Department of Sociology
October 8, 2025

Philipp Brandt

Colloquia

Inside Data Science: Hackers and the Making of a New Profession

Data scientists dominated conversations in the big-data era. Industries, disciplines, and public agencies that had done well without coding and math sought new specialists, while many academics looked on with skepticism. Curiously, the new hires had no clear tasks and felt uneasy under the spotlight. How did some scattered nerds and hackers turn mostly familiar and partly questionable ideas into a new profession? My analysis draws on the history of quantitative thought, a reflexive data science-of-data science exercise, and three years of observations of semi-public gatherings in New York City’s tech scene in the early 2010s. It shows how participants devised the technical machinery for seeing the world through datasets. Counterintuitively, they also analyzed the social surroundings of their technical work. Going beyond the theoretical divide between expert work as a formal or informal affair, this study reveals relational discipline and reflexive creativity as meso-level mechanisms of professional emergence.

Bio

Philipp Brandt(From https://www.sciencespo.fr/cso/en/directory/brandt-philipp/)

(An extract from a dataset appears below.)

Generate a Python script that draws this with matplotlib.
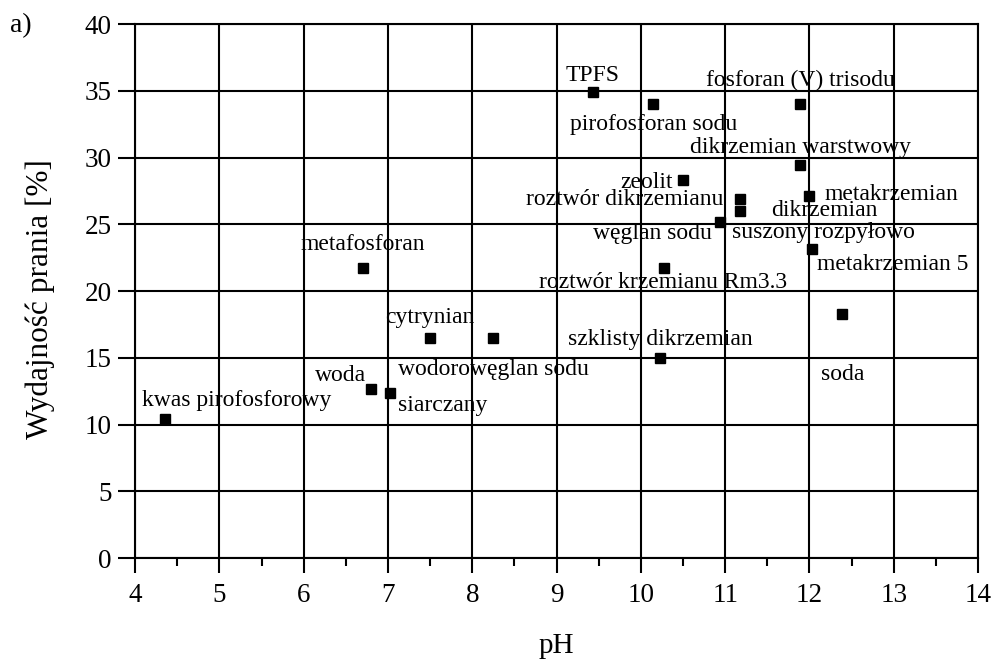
import matplotlib
matplotlib.use('Agg')
from matplotlib import pyplot as plt
from matplotlib.ticker import MultipleLocator

# pH and washing efficiency
names = ['TPFS', 'pirofosforan sodu', 'fosforan (V) trisodu', 'dikrzemian warstwowy',
         'zeolit', 'roztwór dikrzemianu', 'metakrzemian', 'dikrzemian',
         'węglan sodu', 'metakrzemian 5', 'roztwór krzemianu Rm3.3', 'metafosforan',
         'soda', 'cytrynian', 'szklisty dikrzemian', 'wodorowęglan sodu',
         'woda', 'siarczany', 'kwas pirofosforowy']
ph = [9.43, 10.14, 11.89, 11.89, 10.5, 11.17, 11.99, 11.17, 10.94, 12.03,
      10.27, 6.7, 12.38, 7.5, 10.23, 8.25, 6.8, 7.02, 4.36]
wyd = [34.9, 34.05, 34.05, 29.45, 28.3, 26.9, 27.15, 26.0, 25.15, 23.15,
       21.7, 21.75, 18.3, 16.45, 15.0, 16.45, 12.7, 12.4, 10.4]

# label offsets from each point (pixels, x right / y up)
offs = [(0, 17), (1, -21), (0, 23), (0, 17), (-36, -2), (-115, -1), (83, 1), (85, 0),
        (-68, -11), (81, -15), (-1, -14), (0, 23), (1, -61), (0, 21), (0, 18),
        (0, -31), (-31, 13), (53, -13), (71, 19)]
extra = [('suszony rozpyłowo', 7, (84, -22))]

plt.rcParams['font.family'] = ['Liberation Serif', 'DejaVu Serif']

fig = plt.figure(figsize=(9.93, 6.6), dpi=100)
ax = fig.add_axes([0.136, 0.1545, 0.849, 0.809])

ax.plot(ph, wyd, 's', color='black', markersize=6.5, zorder=3)

px = 72.0 / 100
for i, name in enumerate(names):
    ax.annotate(name, (ph[i], wyd[i]), xytext=(offs[i][0] * px, offs[i][1] * px),
                textcoords='offset points', ha='center', va='center', fontsize=17)
for txt, i, o in extra:
    ax.annotate(txt, (ph[i], wyd[i]), xytext=(o[0] * px, o[1] * px),
                textcoords='offset points', ha='center', va='center', fontsize=17)

ax.set_xlim(4, 14)
ax.set_ylim(0, 40)
ax.xaxis.set_major_locator(MultipleLocator(1))
ax.xaxis.set_minor_locator(MultipleLocator(0.5))
ax.yaxis.set_major_locator(MultipleLocator(5))
ax.grid(True, which='major', color='black', linewidth=1.5)
ax.set_axisbelow(True)
for s in ax.spines.values():
    s.set_linewidth(1.5)
ax.tick_params(which='major', direction='out', width=1.5, labelsize=19.5)
ax.tick_params(axis='x', which='major', length=11, pad=7)
ax.tick_params(axis='y', which='major', length=12, pad=5)
ax.tick_params(which='minor', direction='out', length=6, width=1.5)

ax.set_xlabel('pH', fontsize=21, labelpad=18)
ax.set_ylabel('Wydajność prania [%]', fontsize=22.5, labelpad=20)
ax.yaxis.set_label_coords(-0.095, 0.485)
fig.text(0.01, 0.952, 'a)', fontsize=20)

fig.savefig('out.png', dpi=100)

Philipp Brandt studies emerging professions, expert work and their effects in historical, economic and technological settings. His main project analyzes the construction of a professional “data scientist” identity in New York City's tech community.

In a new project, he shifts focus to the dying profession of yellow cab drivers. Philipp combines computational methods with qualitative field observations to address these issues.

In 2023, Philipp Brandt was awarded a starting grant from the European Research Council on the returns to work in occupational, relational, and corporate settings (2023-2028) project.